Morning pages was coined by Julia Cameron (author of “The Artist’s Way”) and are advocated by Tim Ferriss as his go-to Journaling approach. The concept is simple to sit each morning a write for 3 pages on anything. This is the journaling approach Tim Ferriss like to “cage the monkey mind”.
Other journal types
- Dream Journal
- Time Capsule
- Specific topics (career, Exercise, Children, Gardening)
- Travel Journal
- Reading Journal
- Gratitude Journal
- Family Journal
- Project Journal
- Personal Development
- Creative Journal
- Planning Journal
- Lessons learned journal
The option I have gone with (are at least trying)
Having tried each of the three options above (Bullet journal, 5 minutes journal and morning pages) and varied success (meaning consistency).

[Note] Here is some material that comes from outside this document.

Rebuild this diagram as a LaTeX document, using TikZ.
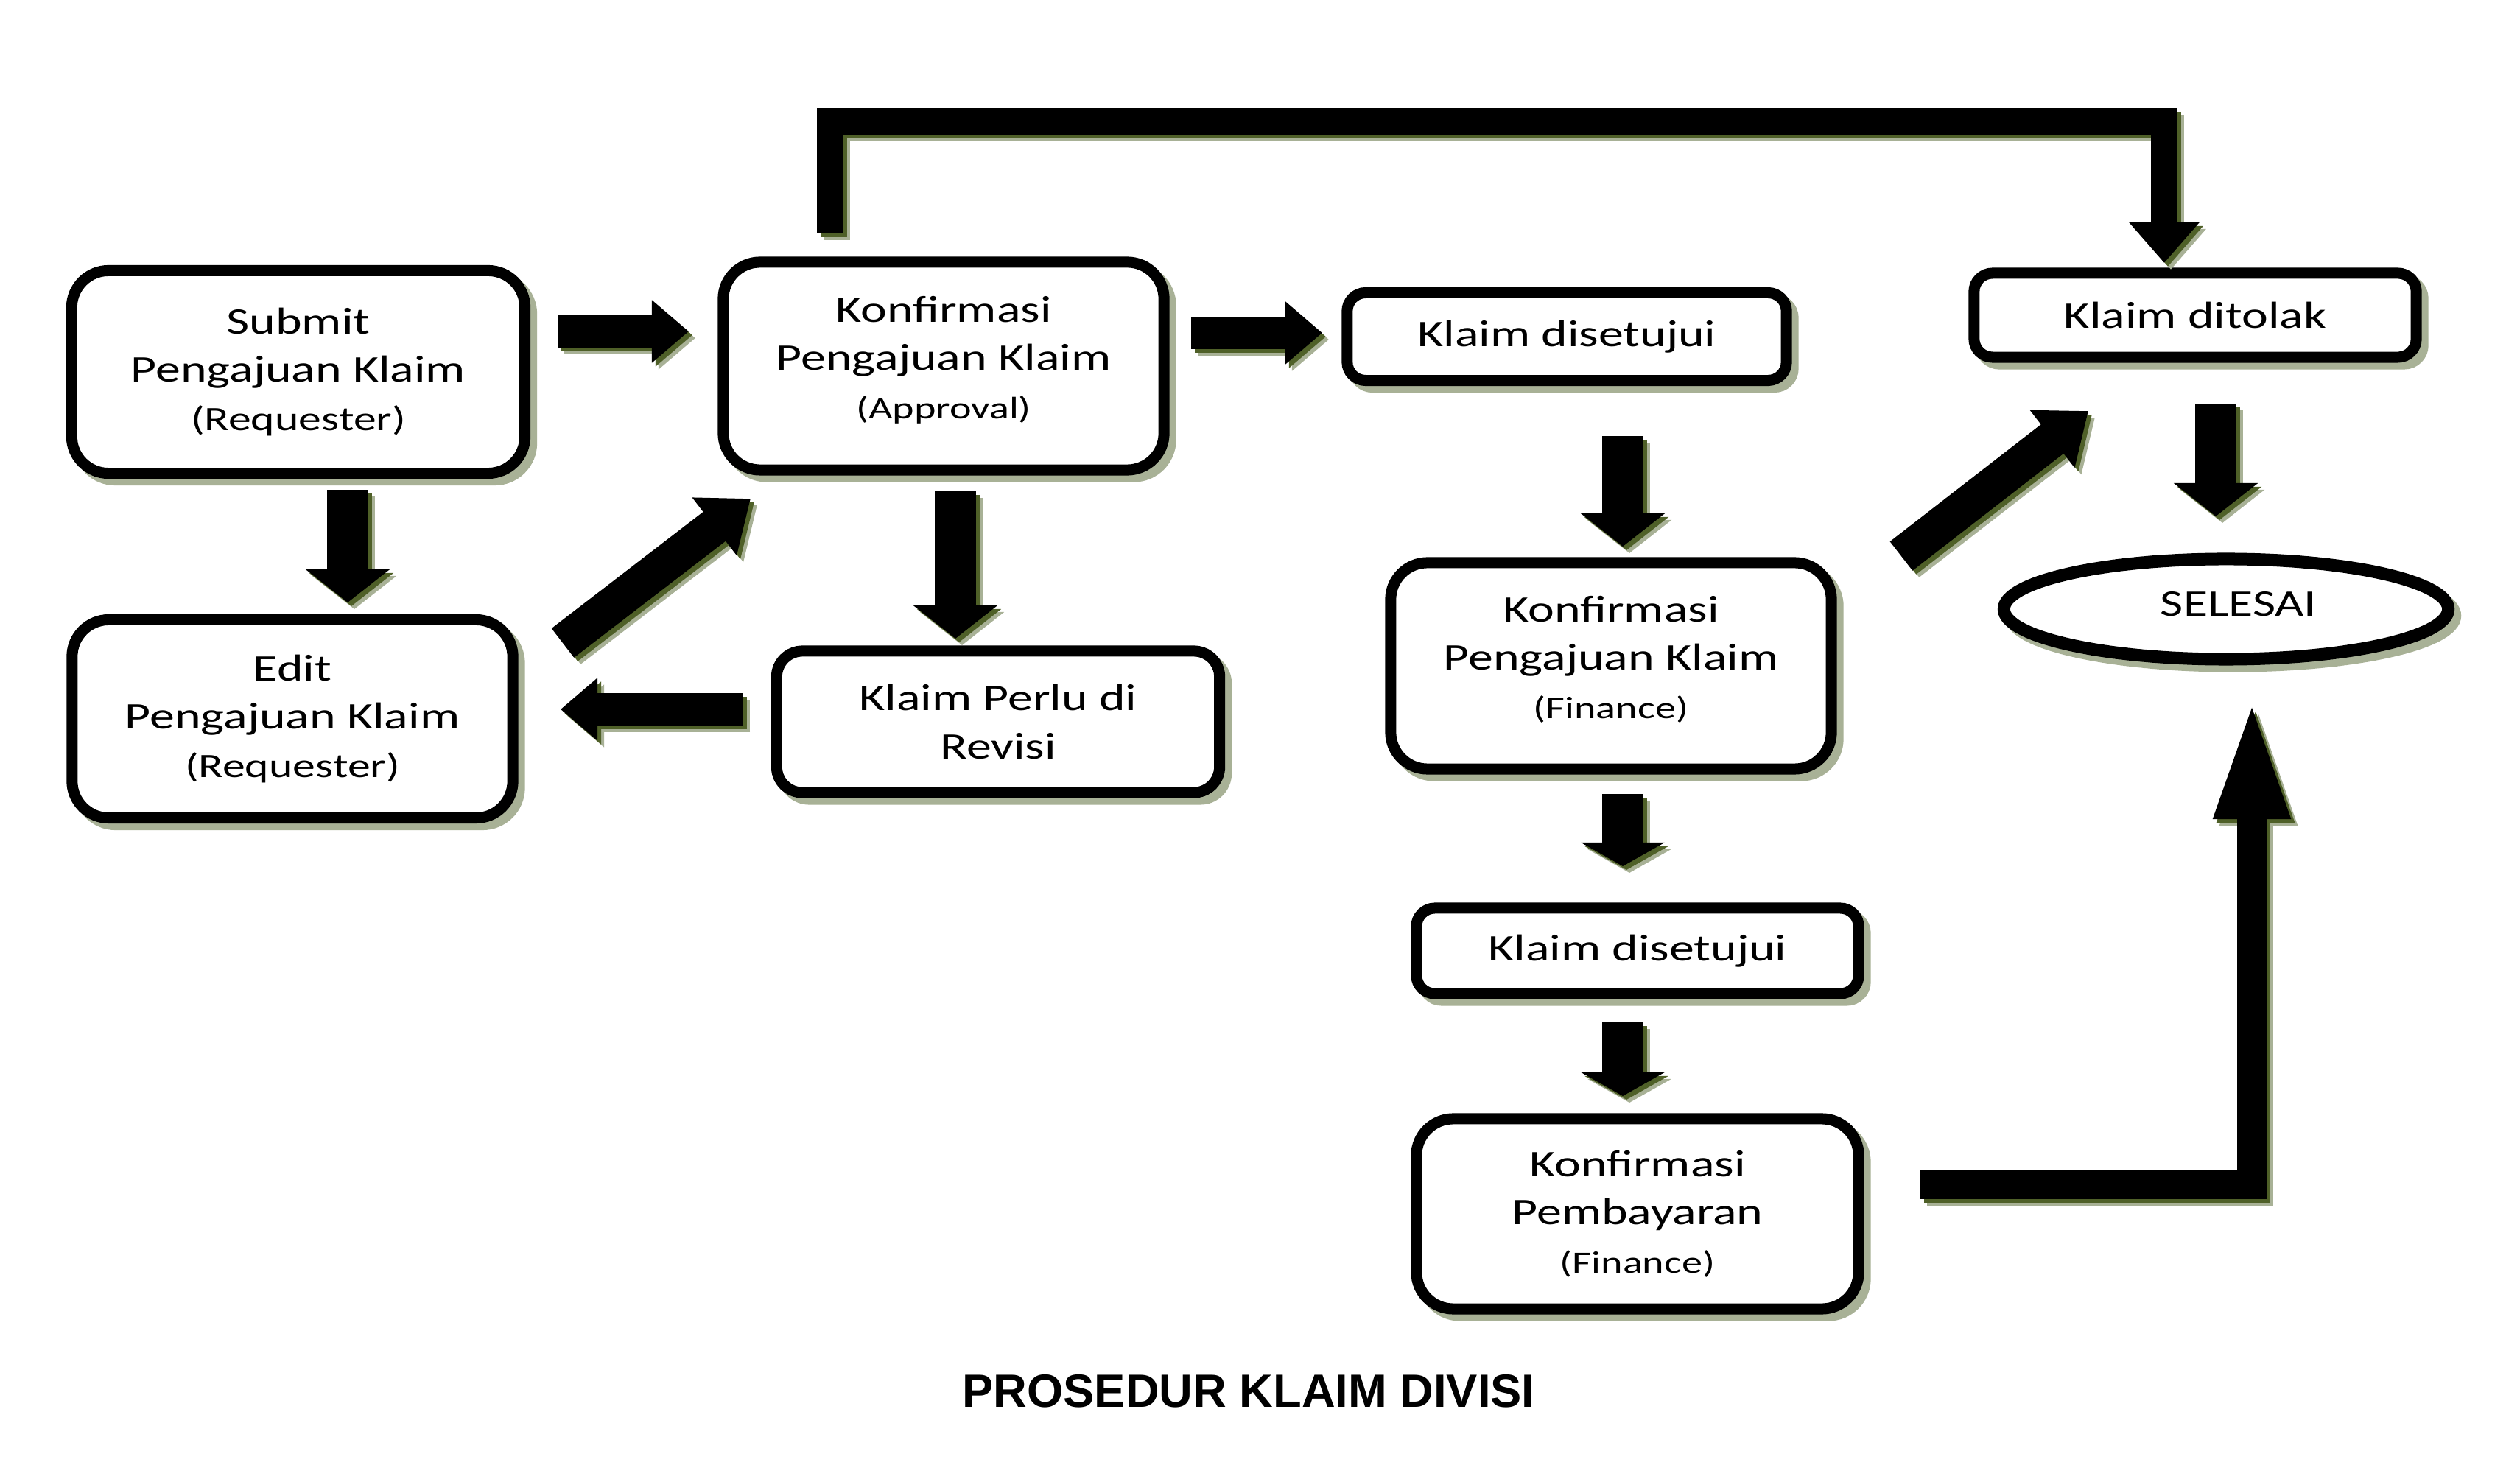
\documentclass[tikz,border=0pt]{standalone}
\usepackage{fontspec}
\setmainfont{Carlito}[FakeStretch=1.33]
\newfontfamily\titlefont{Liberation Sans}
\usetikzlibrary{arrows.meta,shapes.geometric,shadows}
\definecolor{sage}{HTML}{A8B196}
\definecolor{olivesh}{HTML}{4F6028}
\newcommand\mainsz{\fontsize{14.5}{18.6}\selectfont}
\newcommand\smallsz{\fontsize{12}{15}\selectfont}
\newcommand\reqsz{\fontsize{13.2}{15}\selectfont}
\newcommand\shadowed[2]{%
  \draw[#1, sage, transform canvas={xshift=0.09cm,yshift=-0.09cm}] #2;
  \draw[#1, olivesh, transform canvas={xshift=0.05cm,yshift=-0.05cm}] #2;
  \draw[#1, black] #2;}
\tikzset{
  boxbase/.style={draw=black, line width=0.15cm, fill=white, align=center,
    inner sep=0pt, font=\mainsz,
    drop shadow={shadow xshift=0.09cm, shadow yshift=-0.09cm, fill=sage, draw=sage, opacity=1}},
  bigbox/.style={boxbase, rounded corners=0.5cm},
  smallbox/.style={boxbase, rounded corners=0.25cm},
  fatH/.style={line width=0.44cm, -{Triangle[length=0.5cm,width=0.82cm]}},
  fatV/.style={line width=0.56cm, -{Triangle[length=0.45cm,width=1.12cm]}},
  fatVs/.style={line width=0.56cm, -{Triangle[length=0.32cm,width=1.12cm]}},
  fatD/.style={line width=0.5cm, -{Triangle[length=0.62cm,width=0.95cm]}},
  bracketline/.style={line width=0.36cm, line join=miter, -{Triangle[length=0.55cm,width=0.92cm]}},
  lline/.style={line width=0.40cm, line join=miter, -{Triangle[length=1.66cm,width=0.92cm]}}
}
\begin{document}
\begin{tikzpicture}[x=0.01cm, y=-0.01cm]
\useasboundingbox[fill=white] (0,0) rectangle (3421,1989);

% boxes
\node[bigbox, minimum width=6.15cm, minimum height=2.75cm] (submit) at (405,505)
  {Submit\\Pengajuan Klaim\\{\reqsz (Requester)}};
\node[bigbox, minimum width=5.98cm, minimum height=2.82cm] (approval) at (1281,497)
  {Konfirmasi\\Pengajuan Klaim\\{\smallsz (Approval)}\\[-0.42cm]};
\node[smallbox, minimum width=5.96cm, minimum height=1.19cm] (setuju1) at (2127,457)
  {Klaim disetujui};
\node[smallbox, minimum width=6.0cm, minimum height=1.14cm] (tolak) at (2980,428)
  {Klaim ditolak};
\node[ellipse, draw=black, line width=0.17cm, fill=white, inner sep=0pt, font=\mainsz,
  minimum width=6.03cm, minimum height=1.36cm,
  drop shadow={shadow xshift=0.09cm, shadow yshift=-0.09cm, fill=sage, draw=sage, opacity=1}]
  (selesai) at (3022,827) {\hspace*{0.34cm}\raisebox{0.15cm}{SELESAI}};
\node[bigbox, minimum width=5.98cm, minimum height=2.69cm] (edit) at (397,976)
  {Edit\\Pengajuan Klaim\\{\reqsz (Requester)}};
\node[smallbox, rounded corners=0.35cm, minimum width=6.01cm, minimum height=1.92cm] (revisi) at (1355,980)
  {Klaim Perlu di\\Revisi};
\node[bigbox, minimum width=5.98cm, minimum height=2.8cm] (finance) at (2187,904)
  {Konfirmasi\\Pengajuan Klaim\\{\smallsz (Finance)}\\[-0.42cm]};
\node[smallbox, minimum width=6.0cm, minimum height=1.16cm] (setuju2) at (2223,1291)
  {Klaim disetujui};
\node[bigbox, minimum width=6.0cm, minimum height=2.58cm] (bayar) at (2223,1648)
  {Konfirmasi\\Pembayaran\\{\smallsz (Finance)}};

\node[font=\titlefont\bfseries\fontsize{18}{22}\selectfont] (title) at (1695,1889)
  {PROSEDUR KLAIM DIVISI};

% arrow end points
\coordinate (a1s) at (757,450);  \coordinate (a1e) at (935,450);
\coordinate (a2s) at (1617,452); \coordinate (a2e) at (1795,452);
\coordinate (a3s) at (472,665);  \coordinate (a3e) at (472,818);
\coordinate (a4s) at (1297,667); \coordinate (a4e) at (1297,867);
\coordinate (a5s) at (764,873);  \coordinate (a5e) at (1019,677);
\coordinate (a6s) at (1009,963); \coordinate (a6e) at (761,963);
\coordinate (a7s) at (2203,592); \coordinate (a7e) at (2203,742);
\coordinate (a8s) at (2581,755); \coordinate (a8e) at (2835,558);
\coordinate (a9s) at (3008,548); \coordinate (a9e) at (3008,701);
\coordinate (a10s) at (2203,1078); \coordinate (a10e) at (2203,1176);
\coordinate (a11s) at (2203,1388); \coordinate (a11e) at (2203,1488);
\coordinate (bs) at (1127,317); \coordinate (b1) at (1127,165);
\coordinate (b2) at (2938,165); \coordinate (be) at (2938,357);
\coordinate (ls) at (2607,1608); \coordinate (l1) at (3057,1608);
\coordinate (le) at (3057,946);

% arrows
\shadowed{fatH}{(a1s) -- (a1e)}
\shadowed{fatH}{(a2s) -- (a2e)}
\shadowed{fatV}{(a3s) -- (a3e)}
\shadowed{fatV}{(a4s) -- (a4e)}
\shadowed{fatD}{(a5s) -- (a5e)}
\shadowed{fatH}{(a6s) -- (a6e)}
\shadowed{fatV}{(a7s) -- (a7e)}
\shadowed{fatD}{(a8s) -- (a8e)}
\shadowed{fatV}{(a9s) -- (a9e)}
\shadowed{fatVs}{(a10s) -- (a10e)}
\shadowed{fatVs}{(a11s) -- (a11e)}
\shadowed{bracketline}{(bs) -- (b1) -- (b2) -- (be)}
\shadowed{lline}{(ls) -- (l1) -- (le)}
\end{tikzpicture}
\end{document}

I have been journaling regularly for a good number of years now and have started settling on a “commonplace” type journal. I believe this is largely drive by my motivation for simplicity and a single place to keep all my thoughts. So I have taken ideas from each and adapted them for my own purposes.
I use some of the symbols or shorthand from the bullet journal approach and also love the index, monthly and daily logs. On a daily basis, I set out my daily log but title it, “what would make today great” and aim to have only three big ticket items I want to achieve for the day. (From the 5-minute journal). I then also reflect on things I am grateful for each day.
The rest of the journal is a combination of thoughts, ideas, drawings, planning, habit trackers, pictures, cards, tutorial printouts, inspiration printouts, quotes and basically anything I want to keep a record of.
On a periodic basis, I would do a mind dump of thoughts or ask myself tougher questions and write freely about them.
One habit I would like to develop more of is evening reflection on the day. I believe this would have some great benefits to personal development. In particular, the reflection on the two evening questions set out in the 5 minutes journal, “3 things that made today great” and “What would have made today better”.
All in all, the ideas is simply to cultivate a habit of daily writing and reflection. The benefits are wide ranging and will be different for everyone.